Fiber Optics: The Speed of Light Internet

Copper wires are fast. Light is faster. How Fiber Optic cables bounce light across the ocean to deliver this blog post.

Fiber Optics: The Speed of Light Internet

How does a YouTube video get from a server in London to your phone in New York in 0.05 seconds? It travels under the ocean. Not on a wire. On a beam of light.

Total Internal Reflection

A Fiber Optic cable is a strand of glass as thin as a hair.

  • We shoot a Laser down the middle.
  • The glass is wrapped in “Cladding” (a mirror-like layer).
  • The light bounces off the walls, zigzagging down the pipe for miles without losing brightness.

Why Not Copper?

Copper wires use Electrons.

  • Electrons have resistance (Heat).
  • Signal degrades after 100 meters. Light uses Photons.
  • No resistance.
  • Can travel 50 miles without a booster.
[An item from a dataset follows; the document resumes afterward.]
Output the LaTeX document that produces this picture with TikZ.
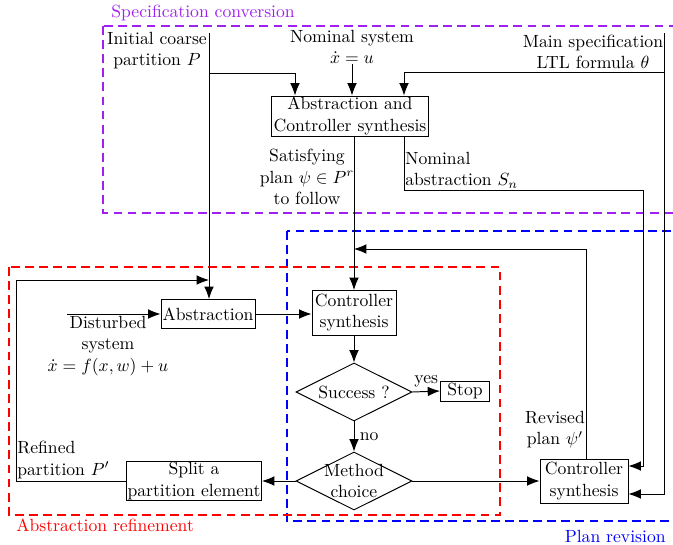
\documentclass[tikz,border=0pt]{standalone}
\usetikzlibrary{arrows.meta,shapes.geometric}
\definecolor{specpurple}{RGB}{160,32,240}
\begin{document}
\begin{tikzpicture}[x=0.567pt,y=-0.567pt,
  box/.style={draw,line width=0.55pt,align=center,inner sep=0pt},
  dia/.style={draw,line width=0.55pt,diamond,inner sep=0pt,minimum width=116*0.567pt,minimum height=58*0.567pt},
  arr/.style={line width=0.55pt,-{Latex[length=7pt,width=5.5pt]}},
  grp/.style={dash pattern=on 5pt off 3pt,line width=0.8pt},
  lbl/.style={align=center,inner sep=0pt}]
\useasboundingbox (0,0) rectangle (673,544);
\clip (0,0) rectangle (673,544);

% group frames
\draw[grp,specpurple] (103,26) rectangle (690,213);
\draw[grp,blue] (287,231) rectangle (690,521);
\draw[grp,red] (9,267) rectangle (500,515);
\node[lbl,anchor=west,text=specpurple] (gspec) at (111,13) {Specification conversion};
\node[lbl,anchor=west,text=red] (gref) at (16,525) {Abstraction refinement};
\node[lbl,anchor=east,text=blue] (gplan) at (666,536) {Plan revision};

% blocks
\node[box,minimum width=157*0.567pt,minimum height=40*0.567pt] (acs) at (350,116) {Abstraction and\\Controller synthesis};
\node[box,minimum width=94*0.567pt,minimum height=29*0.567pt] (abs) at (208,314) {Abstraction};
\node[box,minimum width=84*0.567pt,minimum height=45*0.567pt] (cs1) at (354,313) {Controller\\synthesis};
\node[dia,label={[lbl]center:Success ?}] (succ) at (354,392) {};
\node[box,minimum width=49*0.567pt,minimum height=20*0.567pt] (stop) at (465,391) {Stop};
\node[dia,label={[lbl]center:Method\\choice}] (meth) at (354,481) {};
\node[box,minimum width=135*0.567pt,minimum height=39*0.567pt] (split) at (194,481) {Split a\\partition element};
\node[box,minimum width=88*0.567pt,minimum height=44*0.567pt] (cs2) at (584,481) {Controller\\synthesis};

% texts
\node[lbl] (ipt) at (157,51) {Initial coarse\\partition $P$};
\node[lbl] (nomt) at (352,47) {Nominal system\\$\dot x = u$};
\node[lbl] (mst) at (593,52) {Main specification\\LTL formula $\theta$};
\node[lbl] (sat) at (307,177) {Satisfying\\plan $\psi \in P^r$\\to follow};
\node[lbl,align=left,anchor=west] (nab) at (405,170) {Nominal\\abstraction $S_n$};
\node[lbl] (dist) at (108,346) {Disturbed\\system\\$\dot x = f(x,w)+u$};
\node[lbl,align=left,anchor=west] (refp) at (17,460) {Refined\\partition $P'$};
\node[lbl] (rev) at (555,430) {Revised\\plan $\psi'$};

% coordinates
\coordinate (ipT) at (209,33);
\coordinate (msT) at (664,33);
\coordinate (nomS) at (352,64);
\coordinate (a1) at (295,73);
\coordinate (a2) at (404,72);
\coordinate (b1) at (404,190);
\coordinate (b2) at (643,190);
\coordinate (fb) at (209,280);
\coordinate (f1) at (16,280);
\coordinate (dS) at (67,314);
\coordinate (r1) at (586,249);
\path (cs2.east) ++(0,-15) coordinate (ce1) ++(0,28) coordinate (ce2);

% connectors
\draw[arr] (ipT) -- (ipT |- abs.north);
\draw[arr] (ipT |- a1) -- (a1) -- (a1 |- acs.north);
\draw[arr] (nomS) -- (nomS |- acs.north);
\draw[arr] (msT |- a2) -- (a2) -- (a2 |- acs.north);
\draw[arr] (msT) -- (msT |- ce2) -- (ce2);
\draw[arr] (b1 |- acs.south) -- (b1) -- (b2) -- (b2 |- ce1) -- (ce1);
\draw[arr] (acs.south -| cs1.north) -- (cs1.north);
\draw[arr] (dS) -- (abs.west);
\draw[arr] (abs.east) -- (abs.east -| cs1.west);
\draw[arr] (cs1.south) -- (succ.north);
\draw[arr] (succ.east) -- node[lbl,above=2pt] {yes} (stop.west);
\draw[arr] (succ.south) -- node[lbl,right=3pt] {no} (meth.north);
\draw[arr] (meth.west) -- (split.east);
\draw[arr] (meth.east) -- (cs2.west);
\draw[arr] (split.west) -| (f1) -- (fb);
\draw[arr] (r1 |- cs2.north) -- (r1) -- (r1 -| cs1.north);
\end{tikzpicture}
\end{document}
Miniature Fiber: TOF Sensors

Robots use this same tech in Time of Flight (ToF) distance sensors (like the REV 2M Sensor).

  • Shoot a laser pulse.
  • Measure how long it takes to bounce back.
  • Distance = (Speed of Light * Time) / 2. We use the constant speed of the universe to measure exactly how far we are from the wall to park perfectly.